Accusation by woman against PM fits NDP’s  platform agenda – Astaphan
News
September 27, 2016
Accusation by woman against PM fits NDP’s platform agenda – Astaphan

The allegation made against the Prime Minister last Saturday evening at a Town Hall meeting in New York has a certain stink about it.

Anthony Astaphan, a lawyer who has represented Prime Minister Dr Ralph Gonsalves in several matters, says he believes that the allegation by a woman that Gonsalves attacked her when she was a teenager is part of a plan by the opposition New Democratic Party (NDP).{{more}}

“The timing, the location, just has a certain stink about it that makes me believe that that was a plan, because that has been part of the NDP’s strategy for over 15 years now, to paint the Prime Minister in a very bad light,” Astaphan said yesterday morning, during an interview on the OMG morning show on 106.9 Boom FM.

The senior counsel said in the past, there had been two other allegations of sexual misconduct against the Prime Minister that got nowhere, and he found it odd that someone would ask that question at that time.

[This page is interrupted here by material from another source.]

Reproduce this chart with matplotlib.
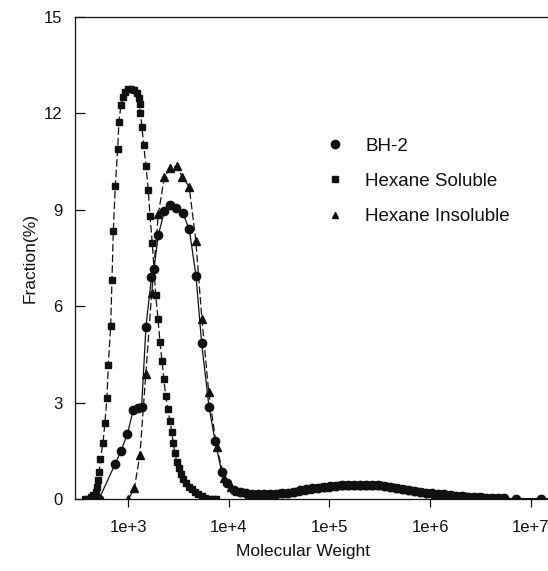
import numpy as np
import matplotlib
matplotlib.use("Agg")
import matplotlib.pyplot as plt
from matplotlib.lines import Line2D
from matplotlib.ticker import FixedLocator, FuncFormatter

plt.rcParams['font.family'] = ['Liberation Sans', 'DejaVu Sans']

# ---------------- data (log10 of molecular weight, fraction %) ----------------
bh2_logmw = [2.706, 2.866, 2.925, 2.988, 3.048, 3.092, 3.131, 3.174, 3.229, 3.254,
             3.296, 3.358, 3.416, 3.476, 3.539, 3.605, 3.672, 3.728, 3.801, 3.861,
             3.927, 3.983, 4.050, 4.109, 4.169, 4.229, 4.289, 4.348, 4.408, 4.468,
             4.527, 4.587, 4.647, 4.706, 4.766, 4.826, 4.886, 4.945, 5.005, 5.065,
             5.124, 5.184, 5.244, 5.303, 5.363, 5.423, 5.483, 5.542, 5.602, 5.662,
             5.721, 5.781, 5.841, 5.900, 5.960, 6.020, 6.080, 6.139, 6.199, 6.259,
             6.318, 6.378, 6.438, 6.498, 6.557, 6.617, 6.677, 6.736, 6.856, 7.104,
             7.350]
bh2_frac = [0.00, 1.09, 1.50, 2.02, 2.78, 2.83, 2.88, 5.37, 6.90, 7.15,
            8.20, 8.96, 9.15, 9.05, 8.91, 8.39, 6.94, 4.85, 2.88, 1.82,
            0.86, 0.52, 0.30, 0.24, 0.20, 0.17, 0.16, 0.16, 0.17, 0.18,
            0.19, 0.21, 0.24, 0.28, 0.31, 0.34, 0.36, 0.38, 0.40, 0.42,
            0.43, 0.44, 0.45, 0.46, 0.46, 0.45, 0.44, 0.42, 0.39, 0.36,
            0.33, 0.30, 0.27, 0.24, 0.21, 0.19, 0.17, 0.15, 0.13, 0.11,
            0.10, 0.08, 0.07, 0.06, 0.05, 0.05, 0.04, 0.03, 0.02, 0.02,
            0.01]

sol_logmw = [2.567, 2.600, 2.627, 2.652, 2.672, 2.687, 2.700, 2.711, 2.719, 2.746,
             2.766, 2.786, 2.799, 2.823, 2.836, 2.849, 2.869, 2.893, 2.905, 2.925,
             2.942, 2.965, 2.992, 3.022, 3.055, 3.082, 3.101, 3.111, 3.117, 3.134,
             3.151, 3.174, 3.197, 3.214, 3.237, 3.271, 3.294, 3.313, 3.333, 3.353,
             3.370, 3.393, 3.413, 3.430, 3.446, 3.463, 3.480, 3.500, 3.519, 3.545,
             3.572, 3.599, 3.629, 3.659, 3.692, 3.728, 3.764, 3.804, 3.844, 3.871]
sol_frac = [0.00, 0.02, 0.06, 0.12, 0.23, 0.38, 0.60, 0.86, 1.24, 1.74,
            2.38, 3.16, 4.17, 5.40, 6.82, 8.33, 9.74, 10.90, 11.74, 12.24,
            12.51, 12.67, 12.75, 12.76, 12.72, 12.62, 12.47, 12.28, 12.02, 11.58,
            11.02, 10.36, 9.61, 8.81, 7.96, 6.35, 5.60, 4.90, 4.31, 3.73,
            3.21, 2.80, 2.43, 2.10, 1.74, 1.43, 1.17, 0.96, 0.79, 0.62,
            0.50, 0.39, 0.31, 0.23, 0.16, 0.09, 0.05, 0.02, 0.01, 0.00]

ins_logmw = [2.998, 3.058, 3.114, 3.172, 3.231, 3.297, 3.358, 3.416, 3.480, 3.535,
             3.604, 3.670, 3.731, 3.798, 3.876, 3.955, 4.020, 4.080, 4.139, 4.199,
             4.259, 4.318, 4.378, 4.438, 4.498, 4.557, 4.617, 4.677, 4.736, 4.796,
             4.856, 4.915, 4.975, 5.035, 5.095, 5.154, 5.214, 5.274, 5.333, 5.393,
             5.453, 5.512, 5.572, 5.632, 5.692, 5.751, 5.811, 5.871, 5.930, 5.990,
             6.050, 6.109, 6.169, 6.229, 6.289, 6.348, 6.408, 6.468, 6.527, 6.587,
             6.647, 6.706, 6.856, 7.104, 7.350]
ins_frac = [0.00, 0.34, 1.38, 3.88, 6.40, 8.87, 10.03, 10.29, 10.36, 10.02,
            9.72, 8.04, 5.59, 3.34, 1.64, 0.66, 0.38, 0.27, 0.22, 0.18,
            0.16, 0.16, 0.16, 0.17, 0.19, 0.20, 0.23, 0.26, 0.30, 0.33,
            0.35, 0.37, 0.39, 0.41, 0.43, 0.44, 0.45, 0.45, 0.46, 0.46,
            0.45, 0.43, 0.41, 0.38, 0.35, 0.32, 0.29, 0.26, 0.23, 0.20,
            0.18, 0.16, 0.14, 0.12, 0.11, 0.09, 0.08, 0.07, 0.06, 0.05,
            0.04, 0.04, 0.02, 0.02, 0.01]

series_names = ["BH-2", "Hexane Soluble", "Hexane Insoluble"]
x_tick_exps = [3, 4, 5, 6, 7]
y_ticks = [0, 3, 6, 9, 12, 15]

# ---------------- figure ----------------
W, H = 548, 571
fig = plt.figure(figsize=(W / 100, H / 100), dpi=100)
ax = fig.add_axes([75 / W, 71.7 / H, 473 / W, 482.6 / H])

ink = '#111111'
ax.plot(10 ** np.array(sol_logmw), sol_frac, color=ink, lw=0.9,
        linestyle=(0, (6, 2.5)), marker='s', ms=5, mfc=ink, mec=ink, zorder=3)
ax.plot(10 ** np.array(ins_logmw), ins_frac, color=ink, lw=0.9,
        linestyle=(0, (6, 2.5)), marker='^', ms=6, mfc=ink, mec=ink, zorder=3)
ax.plot(10 ** np.array(bh2_logmw), bh2_frac, color=ink, lw=0.9,
        linestyle='-', marker='o', ms=6, mfc=ink, mec=ink, zorder=4)

ax.set_xscale('log')
ax.set_xlim(10 ** 2.468, 10 ** 7.174)
ax.set_ylim(0, 15)

ax.xaxis.set_major_locator(FixedLocator([10.0 ** e for e in x_tick_exps]))
ax.xaxis.set_major_formatter(FuncFormatter(lambda v, p: "1e+%d" % round(np.log10(v))))
ax.xaxis.set_minor_locator(FixedLocator([]))
ax.set_yticks(y_ticks)
ax.set_yticklabels([str(t) for t in y_ticks])

ax.tick_params(axis='x', direction='out', length=6, width=0.9, pad=9,
               labelsize=12, colors=ink)
ax.tick_params(axis='y', direction='in', length=7, width=0.9, pad=9,
               labelsize=12, colors=ink)
for s in ['left', 'bottom', 'top']:
    ax.spines[s].set_linewidth(0.9)
    ax.spines[s].set_color(ink)
ax.spines['right'].set_visible(False)

ax.set_xlabel("Molecular Weight", fontsize=12.5, color=ink)
ax.set_ylabel("Fraction(%)", fontsize=12.5, color=ink)
ax.xaxis.set_label_coords((302.5 - 75) / 473, -0.092)
ax.yaxis.set_label_coords(-0.078, 0.5)

handles = [
    Line2D([], [], linestyle='none', marker='o', ms=6, mfc=ink, mec=ink),
    Line2D([], [], linestyle='none', marker='s', ms=4.5, mfc=ink, mec=ink),
    Line2D([], [], linestyle='none', marker='^', ms=5, mfc=ink, mec=ink),
]
leg = ax.legend(handles, series_names, loc='upper left',
                bbox_to_anchor=(326 / W, 1 - 137.5 / H), bbox_transform=fig.transFigure,
                frameon=False, fontsize=13.5, handlelength=1.0, handletextpad=1.1,
                labelspacing=0.97, borderpad=0, borderaxespad=0)
for t in leg.get_texts():
    t.set_color(ink)

fig.savefig("out.png", dpi=100)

“…I just find it odd, … that the Prime Minister would be in a town hall meeting and someone would ask about the citizenship of Straker, an obvious political question, and then make the suggestion about some allegation of assault by the Prime Minister when that person was 15 years old.”

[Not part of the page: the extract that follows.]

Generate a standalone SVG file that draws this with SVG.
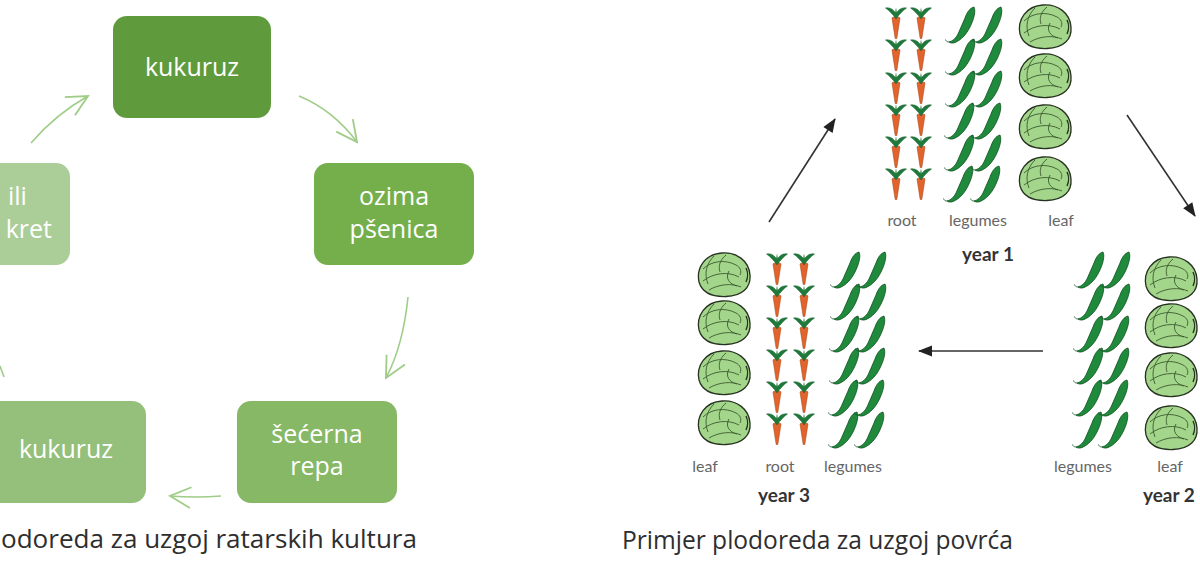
<svg xmlns="http://www.w3.org/2000/svg" width="1200" height="565" viewBox="0 0 1200 565">
<style>
.box{stroke:none}
.bt{font-family:"Open Sans","Noto Sans",sans-serif;font-size:25px;fill:#ffffff;text-anchor:middle}
.cap{font-family:"Open Sans","Noto Sans",sans-serif;font-size:25px;fill:#2e2e2e}
.lbl{font-family:Lato,"Open Sans",sans-serif;font-size:16px;fill:#666666;text-anchor:middle}
.yr{font-family:Lato,"Open Sans",sans-serif;font-size:19px;font-weight:bold;fill:#333333;text-anchor:middle}
.ga{fill:none;stroke:#9fcd88;stroke-width:1.6;marker-end:url(#gh)}
.ka{fill:none;stroke:#333333;stroke-width:1.6;marker-end:url(#kh)}
.vein{fill:none;stroke:#3b5a30;stroke-width:0.9}
</style>
<defs>
<marker id="gh" markerUnits="userSpaceOnUse" markerWidth="30" markerHeight="30" refX="0" refY="0" viewBox="-22 -12 26 24" orient="auto">
<path d="M-18,-9 L0,0 L-18,9" fill="none" stroke="#9fcd88" stroke-width="1.6"/>
</marker>
<marker id="kh" markerUnits="userSpaceOnUse" markerWidth="16" markerHeight="16" refX="0" refY="0" viewBox="-14 -7 16 14" orient="auto">
<path d="M-13,-5.5 L1,0 L-13,5.5 Z" fill="#222222"/>
</marker>
<g id="carrot">
<path d="M-4,11 C-4,9.6 4,9.6 4,11 L0.8,31.5 L-0.8,31.5 Z" fill="#e2642c" stroke="#b04a1e" stroke-width="0.6"/>
<path d="M0,12 C-3,7.5 -6.5,4 -10.5,1 C-6,0 -2.5,2.5 0,6.5 C2.5,2.5 6,0 10.5,1 C6.5,4 3,7.5 0,12 Z" fill="#1f7a3a" stroke="#176030" stroke-width="0.5"/>
<path d="M-1.6,10 L0,0.5 L1.6,10 Z" fill="#1f7a3a"/>
</g>
<g id="pod">
<path d="M0,35 C4,34 7,31 9,27 L16,11 C18,5 21,1 25,0 C27,4 25,12 21,20 C17,28 12,33 6,35.5 C4,36.5 1,36 0,35 Z" fill="#1f8a3c" stroke="#0e4f20" stroke-width="0.8"/>
<path d="M0,35 C-2,35 -3,34 -3.5,32.5" fill="none" stroke="#0e4f20" stroke-width="0.8"/>
</g>
<g id="cab">
<path d="M-25,8 C-28,-6 -19,-20 -2,-21 C13,-22 25,-13 26,1 C27,13 19,22 2,22.5 C-12,23 -22,18 -25,8 Z" fill="#a3d68b" stroke="#26321f" stroke-width="1.3"/>
<path class="vein" d="M-21,-5 C-13,-13 1,-15 12,-9 C16,-7 18,-3 16,1"/>
<path class="vein" d="M-21,7 C-11,-1 4,-3 15,3"/>
<path class="vein" d="M-15,16 C-5,10 8,9 17,13"/>
<path class="vein" d="M5,-3 C1,4 5,10 13,12"/>
<path class="vein" d="M-10,-18 C-18,-10 -20,0 -16,10"/>
<path class="vein" d="M2,-19 C-4,-14 -6,-8 -4,-2"/>
<path d="M22,-6 C24,-2 24,4 22,8" fill="none" stroke="#26321f" stroke-width="1.4"/>
</g>
</defs>

<g id="n-kukuruz-top">
<rect class="box" x="113" y="16" width="158" height="102" rx="14" fill="#5f9b3d"/>
<text class="bt" x="192" y="76">kukuruz</text>
</g>
<g id="n-ozima">
<rect class="box" x="314" y="163" width="160" height="102" rx="14" fill="#74af4c"/>
<text class="bt" x="394" y="205">ozima</text>
<text class="bt" x="394" y="238">pšenica</text>
</g>
<g id="n-secerna">
<rect class="box" x="237" y="401" width="160" height="102" rx="14" fill="#86b865"/>
<text class="bt" x="317" y="443">šećerna</text>
<text class="bt" x="317" y="475">repa</text>
</g>
<g id="n-kukuruz-bottom">
<rect class="box" x="-14" y="401" width="160" height="102" rx="14" fill="#95c07b"/>
<text class="bt" x="66" y="458">kukuruz</text>
</g>
<g id="n-ili">
<rect class="box" x="-90" y="163" width="160" height="102" rx="14" fill="#abcd97"/>
<text class="bt" x="8" y="205" style="text-anchor:start">ili</text>
<text class="bt" x="52" y="238" style="text-anchor:end">kret</text>
</g>

<g id="connectors-left">
<path class="ga" d="M31,143 Q56,114 88,96"/>
<path class="ga" d="M299,96 Q333,110 357,142"/>
<path class="ga" d="M408,297 Q403,346 386,378"/>
<path class="ga" d="M221,496 Q196,498 170,496"/>
<path d="M0,366 L4,377" fill="none" stroke="#9fcd88" stroke-width="1.6"/>
</g>

<text class="cap" x="1" y="548" textLength="416" lengthAdjust="spacingAndGlyphs">odoreda za uzgoj ratarskih kultura</text>

<g id="year1">
<use href="#carrot" x="896" y="7"/><use href="#carrot" x="896" y="39"/><use href="#carrot" x="896" y="72"/><use href="#carrot" x="896" y="104"/><use href="#carrot" x="896" y="136"/><use href="#carrot" x="896" y="168"/>
<use href="#carrot" x="921" y="7"/><use href="#carrot" x="921" y="39"/><use href="#carrot" x="921" y="72"/><use href="#carrot" x="921" y="104"/><use href="#carrot" x="921" y="136"/><use href="#carrot" x="921" y="168"/>
<use href="#pod" x="949" y="7"/><use href="#pod" x="949" y="39"/><use href="#pod" x="949" y="71"/><use href="#pod" x="948" y="103"/><use href="#pod" x="948" y="135"/><use href="#pod" x="947" y="166"/>
<use href="#pod" x="976" y="7"/><use href="#pod" x="976" y="39"/><use href="#pod" x="976" y="71"/><use href="#pod" x="975" y="103"/><use href="#pod" x="975" y="135"/><use href="#pod" x="974" y="166"/>
<use href="#cab" x="1045" y="26"/><use href="#cab" x="1045" y="75"/><use href="#cab" x="1045" y="126"/><use href="#cab" x="1045" y="178"/>
<text class="lbl" x="902" y="226">root</text>
<text class="lbl" x="978" y="226">legumes</text>
<text class="lbl" x="1061" y="226">leaf</text>
<text class="yr" x="988" y="261">year 1</text>
</g>

<g id="year3">
<use href="#cab" x="724" y="274"/><use href="#cab" x="724" y="322"/><use href="#cab" x="724" y="372"/><use href="#cab" x="724" y="422"/>
<use href="#carrot" x="777" y="253"/><use href="#carrot" x="777" y="285"/><use href="#carrot" x="777" y="317"/><use href="#carrot" x="777" y="349"/><use href="#carrot" x="777" y="381"/><use href="#carrot" x="777" y="413"/>
<use href="#carrot" x="804" y="253"/><use href="#carrot" x="804" y="285"/><use href="#carrot" x="804" y="317"/><use href="#carrot" x="804" y="349"/><use href="#carrot" x="804" y="381"/><use href="#carrot" x="804" y="413"/>
<use href="#pod" x="834" y="252"/><use href="#pod" x="834" y="284"/><use href="#pod" x="833" y="316"/><use href="#pod" x="833" y="348"/><use href="#pod" x="832" y="380"/><use href="#pod" x="832" y="412"/>
<use href="#pod" x="860" y="252"/><use href="#pod" x="860" y="284"/><use href="#pod" x="859" y="316"/><use href="#pod" x="859" y="348"/><use href="#pod" x="858" y="380"/><use href="#pod" x="858" y="412"/>
<text class="lbl" x="705" y="472">leaf</text>
<text class="lbl" x="780" y="472">root</text>
<text class="lbl" x="853" y="472">legumes</text>
<text class="yr" x="784" y="502">year 3</text>
</g>

<g id="year2">
<use href="#pod" x="1078" y="252"/><use href="#pod" x="1078" y="284"/><use href="#pod" x="1077" y="316"/><use href="#pod" x="1077" y="348"/><use href="#pod" x="1076" y="380"/><use href="#pod" x="1076" y="412"/>
<use href="#pod" x="1104" y="252"/><use href="#pod" x="1104" y="284"/><use href="#pod" x="1103" y="316"/><use href="#pod" x="1103" y="348"/><use href="#pod" x="1102" y="380"/><use href="#pod" x="1102" y="412"/>
<use href="#cab" x="1171" y="278"/><use href="#cab" x="1171" y="325"/><use href="#cab" x="1171" y="374"/><use href="#cab" x="1171" y="427"/>
<text class="lbl" x="1083" y="472">legumes</text>
<text class="lbl" x="1170" y="472">leaf</text>
<text class="yr" x="1143" y="502" style="text-anchor:start">year 2</text>
</g>

<g id="connectors-right">
<path class="ka" d="M769,222 L835,119"/>
<path class="ka" d="M1127,115 L1195,216"/>
<path class="ka" d="M1043,351 L919,351"/>
</g>

<text class="cap" x="622" y="549" textLength="391" lengthAdjust="spacingAndGlyphs">Primjer plodoreda za uzgoj povrća</text>
</svg>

The woman making the allegation, who identified herself as Miranda Wood, had also asked the Prime Minister why had Deputy Prime Minister Sir Louis Straker not presented to the public documentation to prove that he had denounced citizenship of the United States.

When pressed by host Dwight “Bing” Joseph as to why he thought Wood’s allegation was orchestrated by the NDP, Astaphan responded, “It may not come directly out of the camp, but it is part of the overall scenario that the NDP has been pushing for a long time.

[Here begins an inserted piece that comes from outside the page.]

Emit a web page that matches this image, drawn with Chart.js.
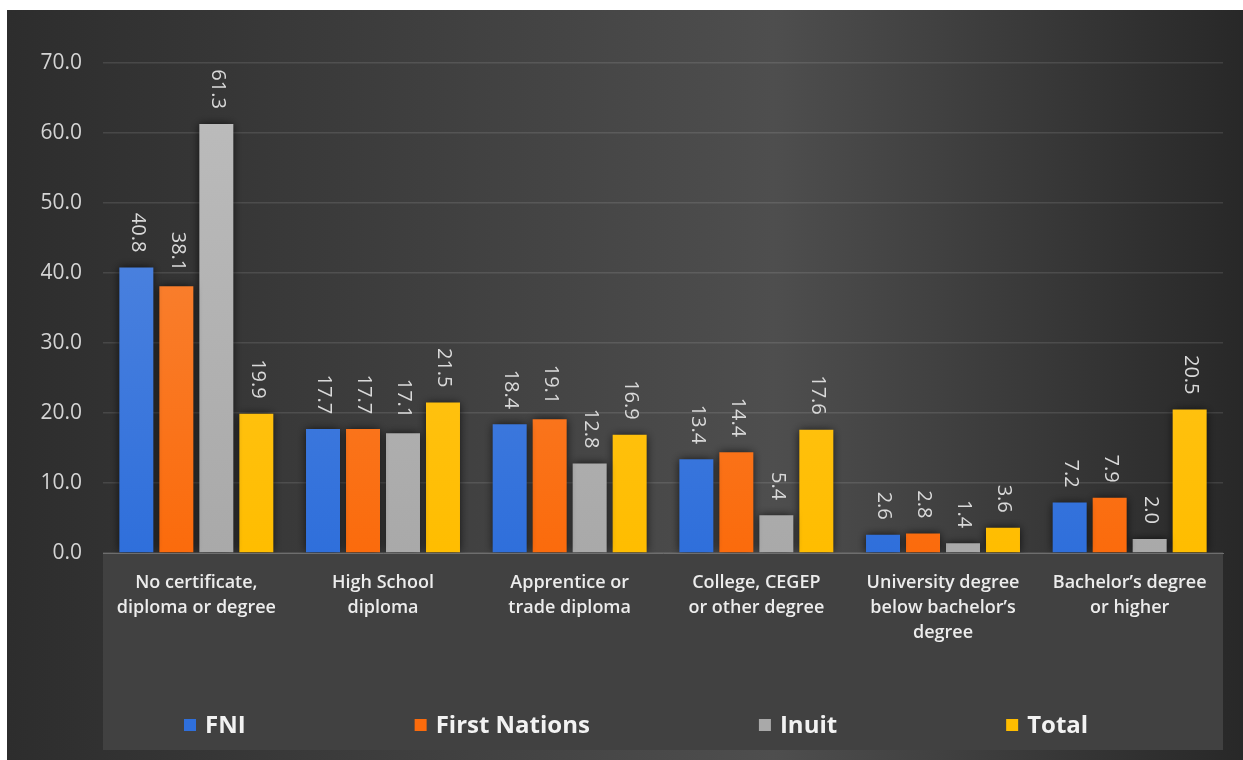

“It fits the agenda and the platform of the NDP,” Astaphan said.

Astaphan agreed with Joseph that what had transpired was defamation of Gonsalves’ character, but having been involved in such matters for a very long time, he had never advised a prime minister to decide to sue without considering the context, the intent, the public reaction.

“This is a tired story, this is a very tired story,” Astaphan said.

“The NDP has made this part of their culture for the last 15 years,” the lawyer, a citizen of Dominica said.

He said one option may be not to give the allegation life by taking legal action, but by dealing with it by rubbishing it politically.

Astaphan, however, said the decision whether or not to go forward with legal action would have to be made by the Prime Minister.